Legislative Assembly for the ACT: 1996 Week 6 Hansard (23 May) . . Page.. 1673 ..
MR STEFANIAK (continuing):
Again I say, for Mr Whitecross's benefit, that if bans affect this as they affect other things the answer is very simple. You do not actually need bans, Mr Whitecross, when you are engaged in industrial action - certainly not bans that affect students, certainly not bans that affect parents. Every other union has now come to the party with an arrangement with this Government. It seems that the bans are part of a national campaign. Mr Whitecross, to ensure that there are no further delays or no further problems, why do you not get onto the AEU and ask them to lift the bans?
Mr Whitecross: I raise a point of order. Mr Speaker, part of my supplementary question was: Do you agree that January 1997 is no longer a feasible date for the introduction of school-based management? Mr Speaker, you ruled that part of my question out on the basis that it was hypothetical. It was actually just a request for an expression of opinion. I would ask you to reconsider your ruling and direct the Minister to address that part of the question.
MR SPEAKER: The Minister, despite my ruling that part of the question was hypothetical, did in fact address that part and I took note of his comments.

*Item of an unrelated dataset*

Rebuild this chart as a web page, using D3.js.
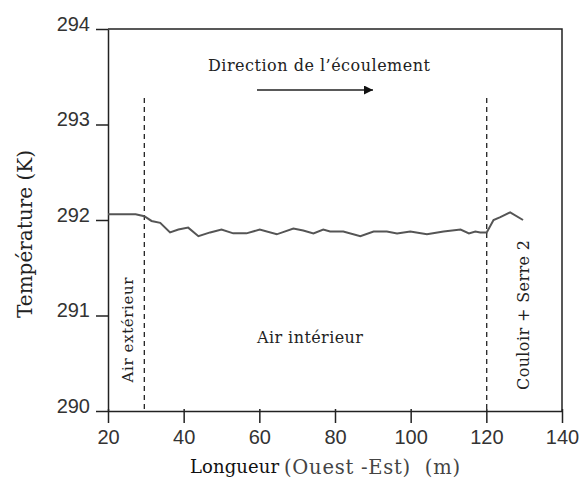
<!DOCTYPE html>
<html>
<head>
<meta charset="utf-8">
<script src="https://cdn.jsdelivr.net/npm/d3@7"></script>
<style>
  body { margin: 0; background: #fff; }
  svg { display: block; }
</style>
</head>
<body>
<svg id="chart" width="582" height="486"></svg>
<script>
// longueur (m) et température (K)
const longueur = [20, 27.3, 29.6, 31.5, 33.8, 36.4, 38.6, 41.2, 43.9, 47, 50, 53.1, 56.6, 60.1,
    64.6, 69, 71.6, 74.3, 76.9, 78.7, 82.2, 86.7, 90.2, 93.7, 96.4, 99.9, 104.3, 108.7,
    113.2, 115.4, 117.1, 118.4, 120.1, 121.9, 123.7, 126.3, 129.7];
const temperature = [292.06, 292.06, 292.04, 291.99, 291.97, 291.87, 291.90, 291.92, 291.83,
    291.87, 291.90, 291.86, 291.86, 291.90, 291.85, 291.91, 291.89, 291.86, 291.90, 291.88,
    291.88, 291.83, 291.88, 291.88, 291.86, 291.88, 291.85, 291.88, 291.90, 291.86, 291.88,
    291.87, 291.87, 292.0, 292.03, 292.08, 292.0];
const xTicks = [20, 40, 60, 80, 100, 120, 140];
const yTicks = [290, 291, 292, 293, 294];
const separations = [29.6, 120.1];

const svg = d3.select("#chart");
const dims = { left: 108, right: 562, top: 29, bottom: 411 };

let x = d3.scaleLinear().domain([20, 140]).range([dims.left, dims.right]);
let y = d3.scaleLinear().domain([290, 294]).range([dims.bottom, dims.top]);

const sans = "'Liberation Sans', Arial, sans-serif";
const serif = "'DejaVu Serif', serif";

// cadre (haut et droite)
svg.append("path")
    .attr("d", "M" + dims.left + "," + dims.top + "H" + dims.right + "V" + dims.bottom)
    .attr("fill", "none")
    .attr("stroke", "#222")
    .attr("stroke-width", 1.5);

let gy = svg.append("g")
    .attr("transform", "translate(" + dims.left + ",0)")
    .call(d3.axisLeft(y).tickValues(yTicks).tickSize(12).tickSizeOuter(0).tickPadding(6).tickFormat(d3.format("d")));
gy.select(".domain").attr("stroke", "#222").attr("stroke-width", 1.5);
gy.selectAll(".tick line").attr("stroke", "#222").attr("stroke-width", 1.5);
gy.selectAll(".tick text")
    .attr("font-family", sans)
    .attr("font-size", 20)
    .attr("fill", "#333")
    .attr("dy", "0.05em");

let gx = svg.append("g")
    .attr("transform", "translate(0," + dims.bottom + ")")
    .call(d3.axisBottom(x).tickValues(xTicks).tickSize(12).tickSizeOuter(0).tickPadding(7));
gx.select(".domain").attr("stroke", "#222").attr("stroke-width", 1.5);
gx.selectAll(".tick line").attr("stroke", "#222").attr("stroke-width", 1.5).attr("y1", -2);
gx.selectAll(".tick text")
    .attr("font-family", sans)
    .attr("font-size", 20)
    .attr("fill", "#333");

// séparations en pointillés
svg.selectAll(".sep")
    .data(separations)
    .enter()
    .append("line")
    .attr("x1", d => x(d))
    .attr("x2", d => x(d))
    .attr("y1", 98)
    .attr("y2", dims.bottom)
    .attr("stroke", "#222")
    .attr("stroke-width", 1.3)
    .attr("stroke-dasharray", "5,4");

// courbe de température
svg.append("path")
    .datum(longueur.map((d, i) => [d, temperature[i]]))
    .attr("fill", "none")
    .attr("stroke", "#555")
    .attr("stroke-width", 2)
    .attr("d", d3.line()
        .x(d => x(d[0]))
        .y(d => y(d[1]))
    );

// textes : largeurs
function label(txt, size, len, color) {
    return svg.append("text")
        .attr("font-family", serif)
        .attr("font-size", size)
        .attr("fill", color || "#222")
        .attr("textLength", len)
        .attr("lengthAdjust", "spacing")
        .style("white-space", "pre")
        .text(txt);
}

label("Longueur", 18, 89, "#111").attr("x", 190).attr("y", 473);
label("(Ouest -Est)  (m)", 19.5, 176, "#444").attr("x", 284).attr("y", 474);

label("Température (K)", 20, 168, "#222")
    .attr("text-anchor", "middle")
    .attr("transform", "translate(32,234) rotate(-90)");

label("Direction de l’écoulement", 16, 222)
    .attr("x", 208).attr("y", 71);

// flèche
svg.append("defs").append("marker")
    .attr("id", "fleche")
    .attr("viewBox", "0 0 10 10")
    .attr("refX", 10).attr("refY", 5)
    .attr("markerWidth", 12).attr("markerHeight", 9)
    .attr("markerUnits", "userSpaceOnUse")
    .attr("orient", "auto")
    .append("path")
    .attr("d", "M0,0L10,5L0,10Z")
    .attr("fill", "#111");
svg.append("line")
    .attr("x1", 257).attr("x2", 373)
    .attr("y1", 90).attr("y2", 90)
    .attr("stroke", "#222")
    .attr("stroke-width", 1.5)
    .attr("marker-end", "url(#fleche)");

label("Air intérieur", 16, 106).attr("x", 257).attr("y", 343);

label("Air extérieur", 15, 105)
    .attr("text-anchor", "middle")
    .attr("transform", "translate(133,330) rotate(-90)");

label("Couloir + Serre 2", 16, 150)
    .attr("text-anchor", "middle")
    .attr("transform", "translate(529,315) rotate(-90)");
</script>
</body>
</html>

The last part of the question was qualified, and that is why I ruled that it was hypothetical. It all depends on how long the bans last. There is no point of order.
MR KAINE: Mr Speaker, I address a question to the Attorney-General. Attorney-General, I am sure that you are aware of an editorial in today's Sydney Morning Herald which talks about reforms to the New South Wales criminal injuries compensation scheme. The editorial says, amongst other things, that the existing scheme in New South Wales "is a textbook study in how a worthwhile concept can be crippled by inappropriate legislation, by the manipulation of lawyers" - my apologies, Minister - "and by bureaucratic incompetence". Minister, can you tell me whether similar problems exist with the ACT criminal injuries compensation scheme and, if so, what can be done about it?
MR HUMPHRIES: I thank Mr Kaine for this question. It is a good question. As members know, the criminal injuries compensation system is now more or less a national system, although I think one or two jurisdictions are without it. Certainly, there are some similarities between our system and that in New South Wales. The comments made in the editorial in the Sydney Morning Herald certainly gave me cause to look at what was happening in the ACT. The ACT scheme was introduced in 1983, and in the seven years after its introduction we spent about half a million dollars a year in meeting payments for criminal injuries compensation; but since about 1990 the amount being paid under that scheme has been steadily growing and last financial year the cost to the Territory was well over $3m. That works out to be about $10 for every resident of the Territory. The figure in New South Wales is about $9. Clearly, issues taking place in New South Wales and the ACT are very similar.